== INSTRUCTIONS FOR THE TASK ==
Report the count of lines holding "this" in the records, with no other words.

== EXTRACTED ENTRIES ==
──────────────────────────────

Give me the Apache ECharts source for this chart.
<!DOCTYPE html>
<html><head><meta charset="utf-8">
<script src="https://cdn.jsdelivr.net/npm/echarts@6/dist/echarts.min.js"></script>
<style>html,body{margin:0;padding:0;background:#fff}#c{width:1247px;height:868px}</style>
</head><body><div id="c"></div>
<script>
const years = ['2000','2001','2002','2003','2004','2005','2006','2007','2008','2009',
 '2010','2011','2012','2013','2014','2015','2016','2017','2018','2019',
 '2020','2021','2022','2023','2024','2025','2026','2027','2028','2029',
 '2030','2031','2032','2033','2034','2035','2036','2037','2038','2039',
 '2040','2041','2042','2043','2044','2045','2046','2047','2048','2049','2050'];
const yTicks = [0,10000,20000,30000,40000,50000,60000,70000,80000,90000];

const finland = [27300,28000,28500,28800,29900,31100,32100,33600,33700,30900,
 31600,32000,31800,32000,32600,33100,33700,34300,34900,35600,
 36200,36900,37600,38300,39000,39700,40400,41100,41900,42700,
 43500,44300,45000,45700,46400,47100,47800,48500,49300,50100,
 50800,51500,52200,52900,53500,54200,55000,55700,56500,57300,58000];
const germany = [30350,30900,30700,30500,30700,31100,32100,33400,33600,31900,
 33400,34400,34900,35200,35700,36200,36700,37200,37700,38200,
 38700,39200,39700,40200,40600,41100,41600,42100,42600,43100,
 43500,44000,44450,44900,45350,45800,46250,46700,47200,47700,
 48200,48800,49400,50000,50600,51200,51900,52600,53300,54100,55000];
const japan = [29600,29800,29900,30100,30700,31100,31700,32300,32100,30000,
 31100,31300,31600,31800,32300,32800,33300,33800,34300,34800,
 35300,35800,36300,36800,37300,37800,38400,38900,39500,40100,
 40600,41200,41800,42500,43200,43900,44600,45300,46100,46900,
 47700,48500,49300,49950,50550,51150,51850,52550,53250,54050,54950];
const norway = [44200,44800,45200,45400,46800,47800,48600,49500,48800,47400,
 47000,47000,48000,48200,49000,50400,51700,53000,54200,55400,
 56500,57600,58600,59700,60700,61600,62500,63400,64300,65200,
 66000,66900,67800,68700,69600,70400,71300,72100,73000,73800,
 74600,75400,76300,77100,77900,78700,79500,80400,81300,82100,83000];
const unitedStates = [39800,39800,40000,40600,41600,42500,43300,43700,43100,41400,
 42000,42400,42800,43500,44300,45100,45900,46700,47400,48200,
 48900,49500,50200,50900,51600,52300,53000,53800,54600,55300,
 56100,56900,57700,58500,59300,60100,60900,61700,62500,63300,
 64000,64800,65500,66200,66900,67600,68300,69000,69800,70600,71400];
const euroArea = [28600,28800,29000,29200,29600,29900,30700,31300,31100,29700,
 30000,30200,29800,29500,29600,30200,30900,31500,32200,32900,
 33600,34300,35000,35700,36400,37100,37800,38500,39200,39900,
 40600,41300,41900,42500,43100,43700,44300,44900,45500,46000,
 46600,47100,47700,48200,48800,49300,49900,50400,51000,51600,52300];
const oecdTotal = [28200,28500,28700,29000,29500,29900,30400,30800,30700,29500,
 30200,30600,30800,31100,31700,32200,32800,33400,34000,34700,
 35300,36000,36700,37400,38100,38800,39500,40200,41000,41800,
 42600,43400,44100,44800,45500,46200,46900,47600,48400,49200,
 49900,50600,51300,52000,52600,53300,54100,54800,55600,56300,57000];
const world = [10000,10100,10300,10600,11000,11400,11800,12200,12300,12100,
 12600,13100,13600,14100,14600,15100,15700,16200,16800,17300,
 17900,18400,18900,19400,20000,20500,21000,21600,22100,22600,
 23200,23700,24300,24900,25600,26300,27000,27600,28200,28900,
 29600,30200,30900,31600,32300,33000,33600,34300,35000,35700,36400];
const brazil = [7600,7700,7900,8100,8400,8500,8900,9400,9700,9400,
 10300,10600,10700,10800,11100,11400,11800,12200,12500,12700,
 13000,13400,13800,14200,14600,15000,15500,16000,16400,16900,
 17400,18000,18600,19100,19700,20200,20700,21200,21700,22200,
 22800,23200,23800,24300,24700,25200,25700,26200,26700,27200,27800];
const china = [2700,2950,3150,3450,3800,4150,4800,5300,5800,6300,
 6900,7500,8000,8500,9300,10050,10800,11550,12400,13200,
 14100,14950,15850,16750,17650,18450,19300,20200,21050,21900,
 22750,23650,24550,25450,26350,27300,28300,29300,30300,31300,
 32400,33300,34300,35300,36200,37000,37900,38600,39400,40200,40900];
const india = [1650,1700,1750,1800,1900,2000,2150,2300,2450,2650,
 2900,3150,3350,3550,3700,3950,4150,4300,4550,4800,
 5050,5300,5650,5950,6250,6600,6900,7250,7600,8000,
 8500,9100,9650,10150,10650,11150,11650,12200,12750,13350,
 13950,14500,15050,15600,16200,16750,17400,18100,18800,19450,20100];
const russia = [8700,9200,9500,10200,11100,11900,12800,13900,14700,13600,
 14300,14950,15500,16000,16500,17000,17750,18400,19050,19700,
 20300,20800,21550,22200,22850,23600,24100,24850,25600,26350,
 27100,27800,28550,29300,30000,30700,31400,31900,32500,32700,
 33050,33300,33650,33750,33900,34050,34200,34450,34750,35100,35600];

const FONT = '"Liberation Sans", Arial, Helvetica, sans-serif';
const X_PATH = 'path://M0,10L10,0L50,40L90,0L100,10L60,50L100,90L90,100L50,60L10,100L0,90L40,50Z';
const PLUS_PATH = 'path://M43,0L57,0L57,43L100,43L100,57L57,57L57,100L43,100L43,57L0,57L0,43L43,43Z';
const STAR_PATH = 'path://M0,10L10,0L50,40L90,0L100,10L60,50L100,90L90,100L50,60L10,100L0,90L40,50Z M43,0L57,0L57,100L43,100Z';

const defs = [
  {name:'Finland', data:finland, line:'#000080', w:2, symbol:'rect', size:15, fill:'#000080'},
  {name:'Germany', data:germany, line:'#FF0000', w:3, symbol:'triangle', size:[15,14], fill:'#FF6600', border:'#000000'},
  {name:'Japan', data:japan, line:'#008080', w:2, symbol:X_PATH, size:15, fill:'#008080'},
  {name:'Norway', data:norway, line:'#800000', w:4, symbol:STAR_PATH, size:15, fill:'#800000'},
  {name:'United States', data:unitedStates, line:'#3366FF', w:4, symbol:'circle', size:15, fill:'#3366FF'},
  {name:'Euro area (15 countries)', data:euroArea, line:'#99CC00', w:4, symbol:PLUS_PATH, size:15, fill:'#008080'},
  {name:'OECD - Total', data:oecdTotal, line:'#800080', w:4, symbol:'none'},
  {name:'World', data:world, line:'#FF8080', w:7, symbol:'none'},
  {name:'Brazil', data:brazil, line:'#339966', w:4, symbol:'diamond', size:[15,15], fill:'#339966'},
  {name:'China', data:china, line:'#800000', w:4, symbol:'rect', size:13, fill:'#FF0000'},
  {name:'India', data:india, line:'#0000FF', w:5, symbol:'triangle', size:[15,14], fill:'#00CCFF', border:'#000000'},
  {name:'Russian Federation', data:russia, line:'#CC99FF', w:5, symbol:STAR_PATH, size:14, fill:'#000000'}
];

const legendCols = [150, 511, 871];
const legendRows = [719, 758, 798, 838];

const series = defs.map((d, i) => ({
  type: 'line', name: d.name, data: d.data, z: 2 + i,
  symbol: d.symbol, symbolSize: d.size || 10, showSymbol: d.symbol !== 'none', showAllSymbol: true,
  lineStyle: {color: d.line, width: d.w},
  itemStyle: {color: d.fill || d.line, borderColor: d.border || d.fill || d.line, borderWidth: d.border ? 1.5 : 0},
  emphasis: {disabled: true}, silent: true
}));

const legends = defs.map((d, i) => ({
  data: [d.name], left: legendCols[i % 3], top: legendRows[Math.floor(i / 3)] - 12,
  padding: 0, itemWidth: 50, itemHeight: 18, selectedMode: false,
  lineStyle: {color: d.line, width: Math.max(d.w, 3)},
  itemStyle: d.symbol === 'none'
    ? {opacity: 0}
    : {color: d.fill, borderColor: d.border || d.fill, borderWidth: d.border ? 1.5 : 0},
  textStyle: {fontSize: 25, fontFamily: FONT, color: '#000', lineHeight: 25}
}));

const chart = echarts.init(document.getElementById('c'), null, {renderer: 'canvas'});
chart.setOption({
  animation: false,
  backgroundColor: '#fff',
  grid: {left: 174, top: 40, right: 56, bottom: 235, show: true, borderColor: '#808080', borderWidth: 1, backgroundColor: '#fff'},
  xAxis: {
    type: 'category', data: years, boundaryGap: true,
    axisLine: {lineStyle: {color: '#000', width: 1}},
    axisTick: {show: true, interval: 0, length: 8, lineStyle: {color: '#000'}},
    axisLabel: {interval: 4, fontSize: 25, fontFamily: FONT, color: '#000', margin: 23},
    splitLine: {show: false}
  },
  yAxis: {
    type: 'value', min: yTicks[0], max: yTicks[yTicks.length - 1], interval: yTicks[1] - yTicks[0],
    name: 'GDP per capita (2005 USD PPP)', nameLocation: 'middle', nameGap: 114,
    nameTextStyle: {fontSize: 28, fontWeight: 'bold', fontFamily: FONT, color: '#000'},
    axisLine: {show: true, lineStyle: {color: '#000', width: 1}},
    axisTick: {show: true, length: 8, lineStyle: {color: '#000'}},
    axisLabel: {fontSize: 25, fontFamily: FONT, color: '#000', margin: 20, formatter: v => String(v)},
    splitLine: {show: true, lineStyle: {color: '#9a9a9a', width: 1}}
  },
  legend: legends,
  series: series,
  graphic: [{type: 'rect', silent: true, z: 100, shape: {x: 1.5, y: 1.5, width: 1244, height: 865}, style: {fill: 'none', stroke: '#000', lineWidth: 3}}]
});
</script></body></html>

──────────────────────────────

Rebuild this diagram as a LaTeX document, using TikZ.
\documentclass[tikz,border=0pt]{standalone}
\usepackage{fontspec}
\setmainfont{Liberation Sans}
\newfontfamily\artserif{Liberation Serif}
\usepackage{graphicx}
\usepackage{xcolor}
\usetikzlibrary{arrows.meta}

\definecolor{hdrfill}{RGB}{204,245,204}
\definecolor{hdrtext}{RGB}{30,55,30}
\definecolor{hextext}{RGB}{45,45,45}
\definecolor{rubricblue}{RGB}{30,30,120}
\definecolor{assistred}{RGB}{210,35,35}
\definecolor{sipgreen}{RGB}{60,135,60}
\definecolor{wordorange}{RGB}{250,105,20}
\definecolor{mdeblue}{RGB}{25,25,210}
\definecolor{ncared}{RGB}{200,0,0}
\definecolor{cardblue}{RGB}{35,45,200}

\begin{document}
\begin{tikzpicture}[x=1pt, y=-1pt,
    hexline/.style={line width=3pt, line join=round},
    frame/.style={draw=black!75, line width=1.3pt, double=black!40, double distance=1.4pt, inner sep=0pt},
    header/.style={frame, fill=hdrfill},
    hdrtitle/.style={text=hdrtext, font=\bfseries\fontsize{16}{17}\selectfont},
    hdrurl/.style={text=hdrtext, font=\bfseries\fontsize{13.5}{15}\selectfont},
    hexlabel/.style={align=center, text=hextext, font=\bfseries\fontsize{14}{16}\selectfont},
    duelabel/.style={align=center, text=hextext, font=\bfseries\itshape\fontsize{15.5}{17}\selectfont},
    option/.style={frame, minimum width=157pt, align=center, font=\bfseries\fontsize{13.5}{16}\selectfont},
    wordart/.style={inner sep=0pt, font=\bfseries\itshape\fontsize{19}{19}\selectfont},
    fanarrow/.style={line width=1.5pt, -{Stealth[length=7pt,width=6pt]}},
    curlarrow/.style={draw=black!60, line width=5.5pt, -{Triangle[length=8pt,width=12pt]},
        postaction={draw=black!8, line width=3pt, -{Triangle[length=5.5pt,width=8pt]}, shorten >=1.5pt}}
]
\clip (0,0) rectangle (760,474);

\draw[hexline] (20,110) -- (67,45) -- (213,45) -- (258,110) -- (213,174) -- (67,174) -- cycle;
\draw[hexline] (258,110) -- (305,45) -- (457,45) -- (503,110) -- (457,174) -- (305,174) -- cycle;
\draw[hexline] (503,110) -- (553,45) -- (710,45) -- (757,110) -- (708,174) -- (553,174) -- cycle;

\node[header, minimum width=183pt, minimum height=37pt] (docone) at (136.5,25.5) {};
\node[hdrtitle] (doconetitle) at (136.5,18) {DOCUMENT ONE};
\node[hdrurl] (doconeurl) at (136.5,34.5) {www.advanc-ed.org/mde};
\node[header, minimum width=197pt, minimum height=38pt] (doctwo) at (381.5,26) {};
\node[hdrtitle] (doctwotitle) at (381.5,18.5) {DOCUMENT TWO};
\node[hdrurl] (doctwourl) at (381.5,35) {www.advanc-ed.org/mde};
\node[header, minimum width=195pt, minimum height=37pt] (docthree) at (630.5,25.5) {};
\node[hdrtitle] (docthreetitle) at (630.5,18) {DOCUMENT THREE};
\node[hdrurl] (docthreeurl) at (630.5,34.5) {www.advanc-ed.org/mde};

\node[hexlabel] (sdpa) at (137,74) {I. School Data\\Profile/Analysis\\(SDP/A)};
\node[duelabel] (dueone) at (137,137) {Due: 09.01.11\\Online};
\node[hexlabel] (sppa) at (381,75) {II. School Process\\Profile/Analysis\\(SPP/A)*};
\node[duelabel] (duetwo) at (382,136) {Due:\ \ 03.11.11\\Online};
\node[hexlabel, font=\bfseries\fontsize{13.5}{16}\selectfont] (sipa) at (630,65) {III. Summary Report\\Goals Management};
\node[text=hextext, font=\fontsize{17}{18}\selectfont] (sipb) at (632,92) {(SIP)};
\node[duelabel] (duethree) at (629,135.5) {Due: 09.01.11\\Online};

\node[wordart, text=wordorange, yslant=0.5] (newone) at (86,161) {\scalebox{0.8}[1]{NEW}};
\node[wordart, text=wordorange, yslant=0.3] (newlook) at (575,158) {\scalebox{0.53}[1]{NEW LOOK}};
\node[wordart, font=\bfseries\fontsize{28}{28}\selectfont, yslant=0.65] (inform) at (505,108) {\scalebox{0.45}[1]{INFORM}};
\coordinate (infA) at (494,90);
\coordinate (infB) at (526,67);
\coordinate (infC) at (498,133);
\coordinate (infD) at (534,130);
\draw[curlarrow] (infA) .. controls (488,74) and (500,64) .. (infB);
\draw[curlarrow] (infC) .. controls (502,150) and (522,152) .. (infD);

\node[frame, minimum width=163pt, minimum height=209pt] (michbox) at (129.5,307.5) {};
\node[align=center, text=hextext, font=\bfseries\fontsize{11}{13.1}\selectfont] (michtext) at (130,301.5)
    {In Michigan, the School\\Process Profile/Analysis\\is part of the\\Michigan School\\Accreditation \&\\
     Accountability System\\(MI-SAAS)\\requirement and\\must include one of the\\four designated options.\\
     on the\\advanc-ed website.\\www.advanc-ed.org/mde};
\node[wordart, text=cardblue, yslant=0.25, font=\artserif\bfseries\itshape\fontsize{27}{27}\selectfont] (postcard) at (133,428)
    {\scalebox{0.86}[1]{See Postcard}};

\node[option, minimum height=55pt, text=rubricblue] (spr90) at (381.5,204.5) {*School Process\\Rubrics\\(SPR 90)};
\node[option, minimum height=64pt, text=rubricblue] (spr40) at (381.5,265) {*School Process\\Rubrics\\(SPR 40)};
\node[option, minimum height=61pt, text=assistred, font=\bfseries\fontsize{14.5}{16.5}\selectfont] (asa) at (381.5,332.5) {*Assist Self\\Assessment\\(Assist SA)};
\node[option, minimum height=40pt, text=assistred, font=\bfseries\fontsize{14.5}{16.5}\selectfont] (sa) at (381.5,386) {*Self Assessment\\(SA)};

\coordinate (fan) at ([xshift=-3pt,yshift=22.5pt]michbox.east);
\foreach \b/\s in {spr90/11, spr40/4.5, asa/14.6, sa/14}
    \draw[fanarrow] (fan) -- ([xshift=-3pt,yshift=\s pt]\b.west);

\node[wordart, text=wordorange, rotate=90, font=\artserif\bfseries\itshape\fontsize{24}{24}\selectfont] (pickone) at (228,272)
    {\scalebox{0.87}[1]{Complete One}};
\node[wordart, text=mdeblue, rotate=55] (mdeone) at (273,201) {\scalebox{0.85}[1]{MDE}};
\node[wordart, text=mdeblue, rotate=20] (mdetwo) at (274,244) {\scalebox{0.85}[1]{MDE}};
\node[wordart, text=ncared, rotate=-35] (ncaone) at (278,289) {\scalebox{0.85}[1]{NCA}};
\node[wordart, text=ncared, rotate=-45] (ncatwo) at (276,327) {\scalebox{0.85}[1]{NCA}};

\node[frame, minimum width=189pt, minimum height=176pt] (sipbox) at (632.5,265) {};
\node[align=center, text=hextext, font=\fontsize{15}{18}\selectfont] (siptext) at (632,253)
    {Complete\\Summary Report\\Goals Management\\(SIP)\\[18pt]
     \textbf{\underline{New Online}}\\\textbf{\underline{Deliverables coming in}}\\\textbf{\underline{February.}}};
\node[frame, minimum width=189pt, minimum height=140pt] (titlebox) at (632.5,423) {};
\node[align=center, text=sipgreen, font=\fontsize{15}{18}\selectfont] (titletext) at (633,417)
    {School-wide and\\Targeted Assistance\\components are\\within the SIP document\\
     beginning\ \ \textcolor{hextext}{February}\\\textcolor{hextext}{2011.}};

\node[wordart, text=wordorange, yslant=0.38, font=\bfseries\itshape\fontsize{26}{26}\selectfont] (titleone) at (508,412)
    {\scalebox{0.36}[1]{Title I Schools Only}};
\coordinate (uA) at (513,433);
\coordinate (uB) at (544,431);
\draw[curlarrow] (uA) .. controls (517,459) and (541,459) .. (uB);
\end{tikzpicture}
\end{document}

──────────────────────────────

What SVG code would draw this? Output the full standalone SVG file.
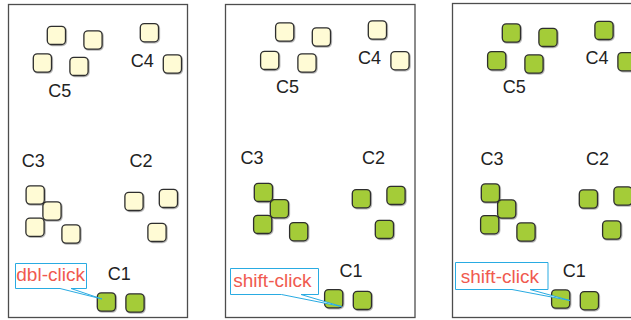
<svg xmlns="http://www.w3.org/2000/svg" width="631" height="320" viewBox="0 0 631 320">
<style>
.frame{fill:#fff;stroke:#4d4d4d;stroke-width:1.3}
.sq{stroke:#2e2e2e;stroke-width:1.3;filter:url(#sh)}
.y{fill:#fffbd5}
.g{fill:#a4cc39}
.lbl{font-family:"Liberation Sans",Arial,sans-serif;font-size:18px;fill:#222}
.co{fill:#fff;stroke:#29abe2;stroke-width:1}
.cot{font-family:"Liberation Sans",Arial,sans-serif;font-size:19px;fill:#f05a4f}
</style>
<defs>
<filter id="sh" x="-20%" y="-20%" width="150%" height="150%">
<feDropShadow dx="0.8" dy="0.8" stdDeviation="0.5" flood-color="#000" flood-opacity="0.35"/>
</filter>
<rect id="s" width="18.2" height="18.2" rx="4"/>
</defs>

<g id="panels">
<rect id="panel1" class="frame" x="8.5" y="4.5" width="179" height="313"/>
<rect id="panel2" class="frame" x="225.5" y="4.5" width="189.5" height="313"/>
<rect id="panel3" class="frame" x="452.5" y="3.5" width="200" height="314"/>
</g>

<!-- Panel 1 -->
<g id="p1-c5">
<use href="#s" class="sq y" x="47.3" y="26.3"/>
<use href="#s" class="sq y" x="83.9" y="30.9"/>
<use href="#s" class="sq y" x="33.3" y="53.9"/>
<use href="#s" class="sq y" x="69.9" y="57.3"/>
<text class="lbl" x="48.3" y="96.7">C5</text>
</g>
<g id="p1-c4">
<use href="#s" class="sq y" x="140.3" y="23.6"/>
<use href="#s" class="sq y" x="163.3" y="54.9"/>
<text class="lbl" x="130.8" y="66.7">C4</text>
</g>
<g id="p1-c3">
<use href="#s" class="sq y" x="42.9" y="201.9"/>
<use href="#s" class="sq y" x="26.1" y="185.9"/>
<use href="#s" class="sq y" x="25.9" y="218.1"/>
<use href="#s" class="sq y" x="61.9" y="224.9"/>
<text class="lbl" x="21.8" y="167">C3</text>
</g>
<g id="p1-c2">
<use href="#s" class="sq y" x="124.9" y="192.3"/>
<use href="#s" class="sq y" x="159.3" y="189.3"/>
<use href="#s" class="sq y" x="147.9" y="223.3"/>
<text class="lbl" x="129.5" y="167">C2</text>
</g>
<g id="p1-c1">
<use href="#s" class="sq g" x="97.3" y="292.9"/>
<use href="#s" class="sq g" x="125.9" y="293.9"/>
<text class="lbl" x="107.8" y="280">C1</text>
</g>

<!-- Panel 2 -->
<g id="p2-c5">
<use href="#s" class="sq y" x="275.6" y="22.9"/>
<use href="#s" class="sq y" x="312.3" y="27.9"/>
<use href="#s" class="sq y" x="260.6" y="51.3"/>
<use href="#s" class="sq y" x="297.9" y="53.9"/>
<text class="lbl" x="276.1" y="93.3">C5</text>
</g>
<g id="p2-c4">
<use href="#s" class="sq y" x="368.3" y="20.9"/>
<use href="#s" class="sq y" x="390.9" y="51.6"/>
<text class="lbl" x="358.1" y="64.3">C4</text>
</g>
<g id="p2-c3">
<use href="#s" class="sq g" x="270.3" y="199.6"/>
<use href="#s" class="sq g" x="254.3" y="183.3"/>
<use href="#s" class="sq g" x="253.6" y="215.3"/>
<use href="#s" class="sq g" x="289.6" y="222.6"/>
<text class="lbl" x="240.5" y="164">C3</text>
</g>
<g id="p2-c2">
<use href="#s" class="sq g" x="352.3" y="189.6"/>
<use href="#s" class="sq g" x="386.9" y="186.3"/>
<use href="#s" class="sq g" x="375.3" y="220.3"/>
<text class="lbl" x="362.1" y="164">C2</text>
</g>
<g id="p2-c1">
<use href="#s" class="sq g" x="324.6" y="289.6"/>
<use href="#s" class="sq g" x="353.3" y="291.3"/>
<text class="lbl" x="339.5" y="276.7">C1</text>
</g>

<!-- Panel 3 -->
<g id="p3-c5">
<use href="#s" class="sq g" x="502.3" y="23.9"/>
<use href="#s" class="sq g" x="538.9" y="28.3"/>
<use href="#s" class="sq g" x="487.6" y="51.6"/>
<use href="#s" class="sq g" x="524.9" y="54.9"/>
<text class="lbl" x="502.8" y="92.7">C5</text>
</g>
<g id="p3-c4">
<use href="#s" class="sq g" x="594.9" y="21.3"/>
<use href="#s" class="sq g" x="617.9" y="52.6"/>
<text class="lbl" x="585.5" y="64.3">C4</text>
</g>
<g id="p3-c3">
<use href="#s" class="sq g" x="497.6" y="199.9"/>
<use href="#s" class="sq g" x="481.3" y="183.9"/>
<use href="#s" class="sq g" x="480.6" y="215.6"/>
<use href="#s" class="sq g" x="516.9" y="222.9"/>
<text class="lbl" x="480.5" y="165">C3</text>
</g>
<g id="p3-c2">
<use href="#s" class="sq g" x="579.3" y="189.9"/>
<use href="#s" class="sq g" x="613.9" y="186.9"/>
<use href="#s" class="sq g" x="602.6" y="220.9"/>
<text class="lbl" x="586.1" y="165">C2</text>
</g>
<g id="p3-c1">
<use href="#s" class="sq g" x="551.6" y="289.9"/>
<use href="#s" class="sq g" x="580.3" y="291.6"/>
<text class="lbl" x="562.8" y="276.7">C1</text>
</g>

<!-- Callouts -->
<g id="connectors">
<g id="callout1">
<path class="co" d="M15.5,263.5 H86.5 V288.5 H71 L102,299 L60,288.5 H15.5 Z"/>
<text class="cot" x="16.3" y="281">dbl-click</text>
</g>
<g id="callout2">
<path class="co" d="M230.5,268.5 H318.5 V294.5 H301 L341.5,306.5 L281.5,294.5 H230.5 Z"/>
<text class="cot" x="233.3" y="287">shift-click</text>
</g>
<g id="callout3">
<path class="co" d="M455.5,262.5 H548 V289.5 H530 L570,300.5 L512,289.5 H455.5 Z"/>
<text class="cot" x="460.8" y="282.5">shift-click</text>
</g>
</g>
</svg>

──────────────────────────────

== RESPONSE TO THE EXERCISE ==
3